5. There is a better way.

I spent a lot of time at what are known as “classical” schools, in part because I found them so encouraging. These are public charter schools, mostly in conservative states, that eschew the conventional belief in learning general skills in favor of a deep immersion in history, language, and above all, books, very much including the classical texts of the ancient world and of the West. Classical schools believe that a rigorous course of study helps lead young people to an appreciation of timeless goods—of truth, goodness, and beauty. That is what civic education means to classical teachers. They believe that a student trained this way will love learning for the sake of learning and not just as a means to get good grades or admission to a fancy college.

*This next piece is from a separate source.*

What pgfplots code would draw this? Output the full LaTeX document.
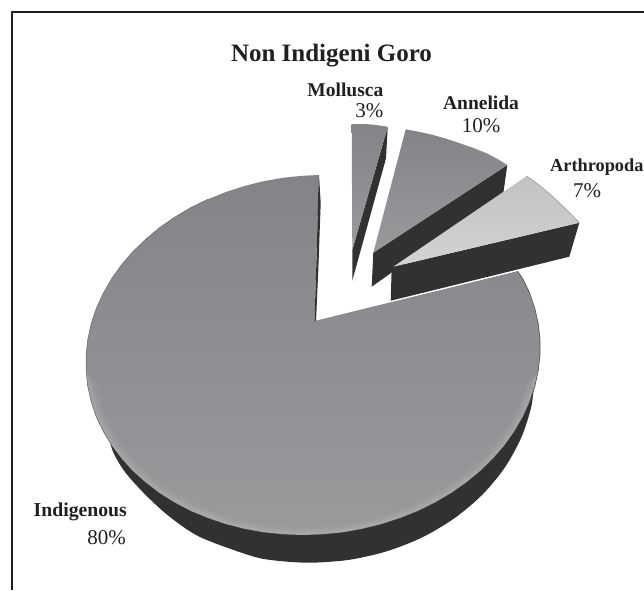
\documentclass[border=0pt]{standalone}
\usepackage{pgfplots}
\pgfplotsset{compat=1.18}
\usepackage{fontspec}
\setmainfont{Liberation Serif}
\definecolor{side}{HTML}{323132}
\definecolor{facetop}{HTML}{838488}
\definecolor{facebot}{HTML}{999A9C}
\definecolor{ink}{HTML}{231F20}
\begin{document}
\begin{tikzpicture}
\useasboundingbox (0,0) rectangle (644pt,590pt);
\begin{axis}[
    at={(0,0)}, anchor=south west,
    width=644pt, height=590pt, scale only axis,
    xmin=0, xmax=644, ymin=0, ymax=590,
    y dir=reverse, hide axis, clip=false,
    every axis plot/.append style={no markers}]

% frame
\addplot[ink, line width=1.1pt] coordinates {(12,590) (12,12) (644,12)};

% side of the big slice
\addplot[draw=none, fill=side, smooth] coordinates {
  (535,372) (531.6,405.1) (521.4,437.2) (504.9,467.4) (482.4,494.6) (454.6,518.1)
  (422.5,537.2) (387,551.2) (349.1,559.8) (310,562.7) (275,560.5) (250,555.5) (200,537)
  (170,517) (146.7,496) (125,472) (112,449) (106,420) (100,380)};

% Indigenous 80%
\addplot[draw=none, top color=facetop, bottom color=facebot] coordinates {
  (314.5,321) (319,175)
  (303.2,175.7) (283.4,177.7) (264,181.1) (244.8,185.9) (226.1,191.9) (208.2,199.1)
  (191,207.5) (174.8,217.1) (159.5,227.7) (145.6,239.3) (132.7,251.8) (121.4,265)
  (111.5,278.9) (103.2,293.4) (96.3,308.4) (91.1,323.8) (87.8,339.3) (86,355)
  (86.1,370.7) (87.7,386.2) (91.2,401.6) (96.2,416.6) (103.1,431.1) (111.4,445)
  (121.3,458.2) (132.6,470.7) (145.5,482.3) (159.4,492.9) (174.6,502.5) (190.8,510.9)
  (208.1,518.1) (226,524.1) (244.6,528.9) (263.8,532.3) (283.2,534.3) (303,535)
  (322.8,534.3) (342.6,532.3) (362,528.9) (381.2,524.1) (399.9,518.1) (417.8,510.9)
  (435,502.5) (451.2,492.9) (466.5,482.3) (480.4,470.7) (493.3,458.2) (504.6,445)
  (514.5,431.1) (522.8,416.6) (529.7,401.6) (534.9,386.2) (538.2,370.7) (540,355)
  (540,339.3) (538.3,323.8) (534.8,308.4) (529.8,293.4) (522.9,278.9) (517.5,271)};

% light rim, lower edge
\addplot[draw=none, fill=white, fill opacity=0.04] coordinates {
  (86.1,370.7) (87.7,386.2) (96.2,416.6) (111.4,445) (132.6,470.7) (159.4,492.9) (190.8,510.9)
  (226,524.1) (263.8,532.3) (303,535) (342.6,532.3) (381.2,524.1) (417.8,510.9) (451.2,492.9)
  (480.4,470.7) (504.6,445) (522.8,416.6) (534.9,386.2) (538.2,370.7)
  (526,385) (514.4,414.1) (496.9,441.4) (473.7,466.1) (446.7,487.4) (413.6,504.7) (378.5,517.3)
  (341.4,525.2) (303.4,527.8) (265.8,525.2) (229.5,517.3) (195.7,504.7) (165.5,487.4) (139.8,466.1)
  (119.5,441.4) (104.9,414.1) (96.7,385)};
\addplot[draw=none, fill=white, fill opacity=0.06] coordinates {
  (86.1,370.7) (87.7,386.2) (96.2,416.6) (111.4,445) (132.6,470.7) (159.4,492.9) (190.8,510.9)
  (226,524.1) (263.8,532.3) (303,535) (342.6,532.3) (381.2,524.1) (417.8,510.9) (451.2,492.9)
  (480.4,470.7) (504.6,445) (522.8,416.6) (534.9,386.2) (538.2,370.7)
  (529,385.4) (517.5,415.1) (500,442.8) (476.3,467.8) (447.7,489.5) (415.3,507) (379.4,519.9)
  (341.9,527.9) (303.2,530.5) (265,527.9) (228.1,519.9) (193.8,507) (163.2,489.5) (136.6,467.8)
  (116,442.8) (101.6,415.1) (93.3,385.4)};
\addplot[draw=none, fill=white, fill opacity=0.07] coordinates {
  (86.1,370.7) (87.7,386.2) (96.2,416.6) (111.4,445) (132.6,470.7) (159.4,492.9) (190.8,510.9)
  (226,524.1) (263.8,532.3) (303,535) (342.6,532.3) (381.2,524.1) (417.8,510.9) (451.2,492.9)
  (480.4,470.7) (504.6,445) (522.8,416.6) (534.9,386.2) (538.2,370.7)
  (532,385.8) (520.2,415.9) (502.3,443.9) (478.4,469.3) (449.5,491.2) (416.5,509) (380.3,522)
  (342.3,530.1) (303.1,532.8) (264.4,530.1) (227,522) (192.3,509) (161.3,491.2) (134.6,469.3)
  (113.7,443.9) (98.9,415.9) (90.5,385.8)};

% edge lines
\addplot[black!60, line width=0.5pt] coordinates {
  (208.2,199.1) (191,207.5) (174.8,217.1) (159.5,227.7) (145.6,239.3) (132.7,251.8) (121.4,265)
  (111.5,278.9) (103.2,293.4) (96.3,308.4) (91.1,323.8) (87.8,339.3) (86,355)
  (86.1,370.7) (87.7,386.2) (91.2,401.6) (96.2,416.6) (103.1,431.1) (111.4,445)};
\addplot[black!70, line width=0.6pt] coordinates {
  (517.5,271) (522.9,278.9) (529.8,293.4) (534.8,308.4) (538.3,323.8) (540,339.3) (540,355)
  (538.2,370.7) (534.9,386.2) (529.7,401.6)};

% inner wall of the big slice
\addplot[draw=none, fill=side] coordinates {
  (319,175.5) (320.7,203) (318.3,270) (316,321) (314.5,321) (316.7,253) (318.3,190)};

% white seam under the Arthropoda wall
\addplot[white, line width=0.8pt] coordinates {(390.5,301.5) (517.5,270.5)};

% Mollusca 3%
\addplot[draw=none, fill=side] coordinates {
  (387.7,126.7) (386,158.3) (352.3,280.7) (352.3,250)};
\addplot[draw=none, top color=facetop, bottom color=facebot] coordinates {
  (351.7,124) (360,124) (370,124.3) (380,125.6) (387.7,126.7) (352.3,250)};

% Annelida 10%
\addplot[draw=none, fill=side] coordinates {
  (507.3,165) (503.3,193.3) (371.7,286.7) (373.3,252.7)};
\addplot[draw=none, top color=facetop, bottom color=facebot] coordinates {
  (405.7,129.3) (420,132) (433.3,135) (447,139) (460,143.3) (473.5,148) (486.7,153.3)
  (497,158.7) (507.3,165) (373.3,252.7)};

% Arthropoda 7%
\addplot[draw=none, fill=side] coordinates {
  (579.3,222.7) (569.3,256.7) (390.7,300.7) (391.7,267.3) (393.3,266.7)};
\addplot[draw=none, top color=black!24, bottom color=black!17] coordinates {
  (526.7,176) (535,182) (543.3,188.3) (553.5,197.3) (563.3,206.7) (571.5,214.7) (579.3,222.7)
  (393.3,266.7)};
\addplot[black!40, line width=0.6pt] coordinates {
  (526.7,176) (535,182) (543.3,188.3) (553.5,197.3) (563.3,206.7) (571.5,214.7) (579.3,222.7)};

% labels
\node[anchor=base, inner sep=0pt, font=\fontsize{25}{25}\selectfont\bfseries, text=ink] at (axis cs:331.5,61) {Non Indigeni Goro};
\node[anchor=base east, inner sep=0pt, font=\fontsize{19.5}{20}\selectfont\bfseries, text=ink] at (axis cs:383.5,96.5) {Mollusca};
\node[anchor=base east, inner sep=0pt, font=\fontsize{21}{21}\selectfont, text=ink] at (axis cs:383.5,117) {3\%};
\node[anchor=base, inner sep=0pt, font=\fontsize{19.5}{20}\selectfont\bfseries, text=ink] at (axis cs:481,109) {Annelida};
\node[anchor=base, inner sep=0pt, font=\fontsize{21}{21}\selectfont, text=ink] at (axis cs:481,132) {10\%};
\node[anchor=base west, inner sep=0pt, font=\fontsize{18.3}{20}\selectfont\bfseries, text=ink] at (axis cs:550,171) {Arthropoda};
\node[anchor=base, inner sep=0pt, font=\fontsize{21}{21}\selectfont, text=ink] at (axis cs:587,197.5) {7\%};
\node[anchor=base east, inner sep=0pt, font=\fontsize{19.7}{20}\selectfont\bfseries, text=ink] at (axis cs:127,516.5) {Indigenous};
\node[anchor=base east, inner sep=0pt, font=\fontsize{21}{21}\selectfont, text=ink] at (axis cs:126,544) {80\%};
\end{axis}
\end{tikzpicture}
\end{document}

I’m sure some of the 300-odd classical schools in the U.S. do this badly, and I would guess that some of them feel overtly conservative and even sectarian, but the schools I went to were strictly secular and not at all doctrinaire, and viewed the child more as a garden to be cultivated than a vessel to be filled.

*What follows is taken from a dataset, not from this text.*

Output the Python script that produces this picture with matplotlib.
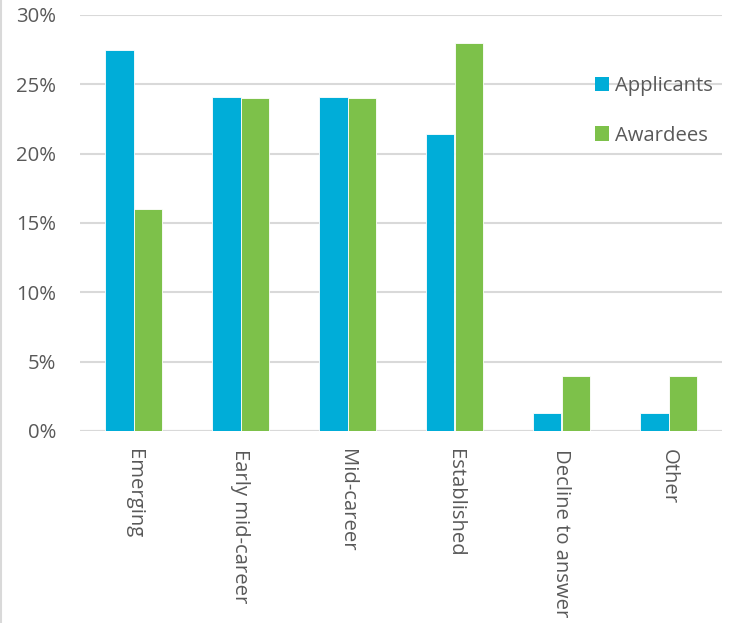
import matplotlib
matplotlib.use("Agg")
import matplotlib.pyplot as plt
from matplotlib.patches import Patch
from matplotlib.lines import Line2D
from matplotlib.ticker import FuncFormatter
import numpy as np

categories = ["Emerging", "Early mid-career", "Mid-career", "Established",
              "Decline to answer", "Other"]
applicants = [27.5, 24.1, 24.1, 21.4, 1.3, 1.3]
awardees = [16.0, 24.0, 24.0, 28.0, 4.0, 4.0]
series_names = ["Applicants", "Awardees"]
yticks = [0, 5, 10, 15, 20, 25, 30]

blue = "#00ADD8"
green = "#7DC14A"
grid_gray = "#D9D9D9"
text_gray = "#595959"

plt.rcParams["font.family"] = ["Open Sans", "DejaVu Sans"]

fig = plt.figure(figsize=(7.39, 6.23), dpi=100)
ax = fig.add_axes([80 / 739, 1 - 431 / 623, 642 / 739, 416 / 623])

x = np.arange(len(categories))
w = 0.262
ax.bar(x - w / 2, applicants, width=w, color=blue, edgecolor="white",
       linewidth=0.6, zorder=3)
ax.bar(x + w / 2, awardees, width=w, color=green, edgecolor="white",
       linewidth=0.6, zorder=3)

ax.set_xlim(-0.5, len(categories) - 0.5)
ax.set_ylim(0, 30)
ax.set_yticks(yticks)
ax.yaxis.set_major_formatter(FuncFormatter(lambda v, p: f"{v:.0f}%"))
ax.yaxis.grid(True, color=grid_gray, linewidth=1.5, zorder=0)
ax.set_axisbelow(True)
for s in ax.spines.values():
    s.set_visible(False)
ax.axhline(0, color=grid_gray, linewidth=1.5, zorder=2)

ax.set_xticks(x)
ax.set_xticklabels(categories, rotation=270, ha="center", va="top",
                   fontsize=14.6, color=text_gray)
ax.tick_params(axis="x", length=0, pad=13)
ax.tick_params(axis="y", length=0, pad=17, labelsize=14.6, labelcolor=text_gray)

handles = [Patch(facecolor=blue, edgecolor="none"),
           Patch(facecolor=green, edgecolor="none")]
fig.legend(handles, series_names, loc="upper left",
           bbox_to_anchor=(581 / 739, 1 - 62 / 623), frameon=False,
           fontsize=14.6, labelcolor=text_gray, handlelength=0.7,
           handleheight=0.7, handletextpad=0.3, labelspacing=1.45,
           borderpad=0.2)

fig.add_artist(Line2D([0.5 / 739, 0.5 / 739], [0, 1], color="#D9D9D9",
                      linewidth=1.5, transform=fig.transFigure))

fig.savefig("out.png", dpi=100)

“Classical schools believe that a rigorous course of study helps lead young people to an appreciation of timeless goods—of truth, goodness, and beauty.”

I sat in on a sixth-grade English class at the Founders Classical Academy in Lewisville, a middle-class suburb of Dallas. Mr. Bishop asked the students to stand and recite the poem they’d memorized: the great Shakespearean sonnet that begins “Since brass, nor stone, nor earth. . .” Mr. Bishop had helped them work their way through this difficult text. Then a girl volunteered to talk about the chapter of The Count of Monte Cristo that the class was reading. She talked about the theme of “false identity.” The other kids asked questions. One said, “What’s a benefactor?” No one knew, so Mr. Bishop explained; by the way, he said, in Dante’s Inferno the lowest circle of Hell is reserved for those who betray their benefactors. They talked about stories from Greek mythology, and everyone knew the one about Diana turning Actaeon into a stag.

Of course, this was an English class. What did it have to do with civics? Everything, I thought. Over time, I had concluded that the best answer to our civic ignorance was not more classes in civics, or even in history, but a better and deeper way of training the minds of young people so that they became thoughtful, rational, fair-minded adults. Mr. Bishop’s class made me feel that this was not a hopeless proposition.